As you suspect the 60 minutes might be coming to an end, ”HUH-HUH-HUH” is heard after birds’ song; you know "HUH-HUH-HUH", that sound you make before warming up to start singing from your diaphragm.


Marco da Silva Ferreira Bisonte © D.Matvejevas


Before further ado, I instantly and unsuspectingly connect the sudden sound to Laurie Anderson’s O Superman from her seminal album Big Science. What ensues directly after the birds, and following my whiff and sensation of Anderson, from the joint voices on stage now forming a choir? You guessed it. ”Here come the planes. They're American planes”. Heart-wrenching, and yet marked by so much humour. If it extracts a full 180 degrees sine curve wave from me, then it churns out a 360 spin of dance history; Can-can, ballet, lindyhop, ”Kriss Kross will make you - jump jump!", flamenco, tango, duck walk in voguing; it’s all there, and the reason it works so well, again, is humour. Humour to go around. At times the register of intense facial gesturing makes Bisonte point towards Opera Buffa. You suddenly remember how humour in contemporary dance needs not literal humouristic moves; it suffices with facial gestures fired off by performers who exhibit unyielding sassy confidence and an air of having so much evident fun on stage that they edit out the notion of there even being a choreographer to begin with, blurring such lines, and passing the threshold where they cease to appear "merely” diligently trained vessels mediating someone’s vision. 
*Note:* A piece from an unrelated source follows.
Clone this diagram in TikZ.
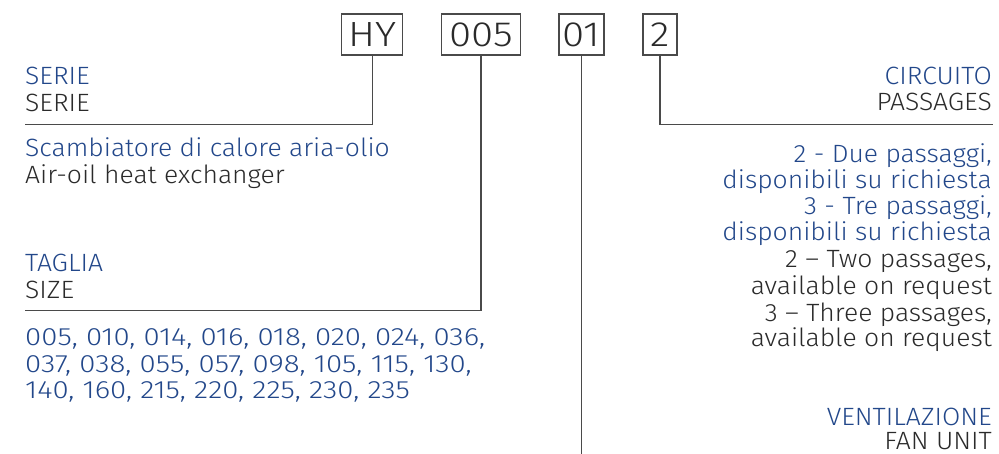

In contemporary pop music there is the division we now have learnt, between ”performers” and ”singers” , which has been put to the fore notably through the existence of half-assed singers who’ve commanded larger than life (also known as ”epic”) careers like Britney Spears and Jennifer Lopez (who incidentally sampled Lambada for her autotuned hit On the floor). Spears precised the other and more supreme category as ”advanced vocalists”, on her dance-infested Instagram. There must be an analogy in contemporary dance, obviously, only this is a troupe who then would be neither one before the other; they’re all of it. Each exuding some individual personality like a cast designed for such. They sell each move as a pro wrestler sells their as though unchoreographed.


Marco da Silva Ferreira Bisonte © Marta Ankiersztejn


It makes me think of Alexandra Bachzetsis’ recent Exposure on this same stage, and serves up another reminder, that of how ”sexy” in contemporary dance needs not emulation/simulation of sex; a wiggle can easily be very sexy. It goes without saying, but sometimes needs saying and some stressing. For the longest time the ”sexiest” thing that happens in Bisonte is ”unsexy”; i.e. the "happy baby” posture of my Bikram yoga being performed, with only very faint allusions to, umm, shebopping.


Decidedly, Bisonte is among the best things seen all of this year, not just on local dance stages like MDT, weld or Dansens Hus, but among the best anywhere, period. It’s an elevation, a revelation. I call my brother feeling euphoria having been dispensed.